**THE TASK:**
Identify the lines that include the word "this", then copy all of them.

**EXERCISE MATERIALS:**
————
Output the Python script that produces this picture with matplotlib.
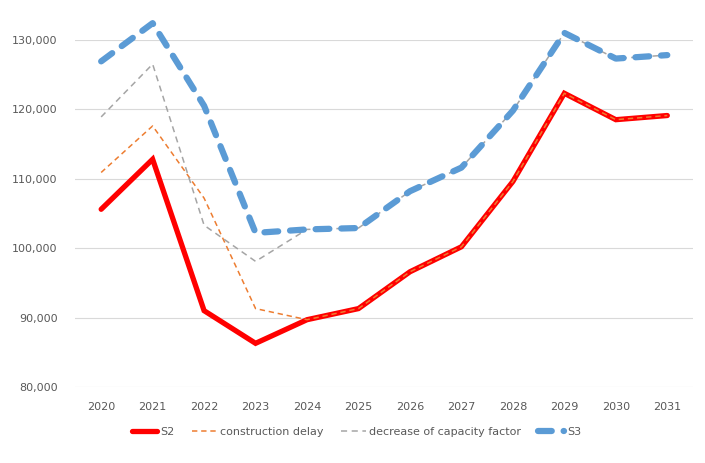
import matplotlib.pyplot as plt
from matplotlib.ticker import FuncFormatter

# Values
years = [2020, 2021, 2022, 2023, 2024, 2025, 2026, 2027, 2028, 2029, 2030, 2031]
s2 = [105600, 112800, 91000, 86300, 89700, 91300, 96600, 100200, 109600, 122300, 118500, 119100]
construction_delay = [110900, 117600, 107200, 91300, 89700, 91300, 96600, 100200, 109600, 122300, 118500, 119100]
capacity_factor = [118900, 126500, 103300, 98100, 102700, 102900, 108200, 111600, 119800, 131000, 127300, 127800]
s3 = [126900, 132400, 120500, 102200, 102700, 102900, 108200, 111600, 119800, 131000, 127300, 127800]

fig = plt.figure(figsize=(7.05, 4.63), dpi=100)
ax = fig.add_axes([0.107, 0.164, 0.876, 0.75])

x = range(len(years))

ax.plot(x, s2, color="#FF0000", lw=3.8, solid_capstyle="round",
        solid_joinstyle="miter", label="S2", clip_on=False, zorder=3)
ax.plot(x, construction_delay, color="#ED7D31", lw=1.1, dashes=(3.5, 2.5),
        label="construction delay", clip_on=False, zorder=4)
ax.plot(x, capacity_factor, color="#A5A5A5", lw=1.1, dashes=(4, 3),
        label="decrease of capacity factor", clip_on=False, zorder=4)
ax.plot(x, s3, color="#5B9BD5", lw=4.5, dashes=(2.2, 1.9), dash_capstyle="round",
        label="S3", clip_on=False, zorder=5)

ax.set_xlim(-0.5, len(years) - 0.5)
ax.set_ylim(80000, 130000)
ax.set_yticks(range(80000, 130001, 10000))
ax.yaxis.set_major_formatter(FuncFormatter(lambda v, p: f"{int(v):,}"))
ax.set_xticks(list(x))
ax.set_xticklabels([str(y) for y in years])

for s in ax.spines.values():
    s.set_visible(False)
ax.grid(axis="y", color="#D9D9D9", lw=0.8)
ax.set_axisbelow(True)
ax.tick_params(length=0, labelsize=8, labelcolor="#595959")
ax.tick_params(axis="y", pad=13)
ax.tick_params(axis="x", pad=11)

ax.legend(loc="upper center", bbox_to_anchor=(0.455, -0.085), ncol=4, frameon=False,
          fontsize=8, labelcolor="#595959", handlelength=2.3, columnspacing=1.5,
          handletextpad=0.3)

fig.savefig("out.png", dpi=100)
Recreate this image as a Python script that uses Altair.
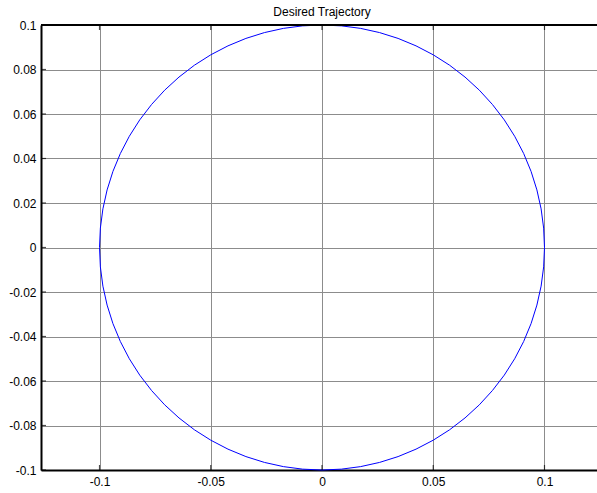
————
**TASK OUTPUT:**
Output the Python script that produces this picture with matplotlib.
Recreate this image as a Python script that uses Altair.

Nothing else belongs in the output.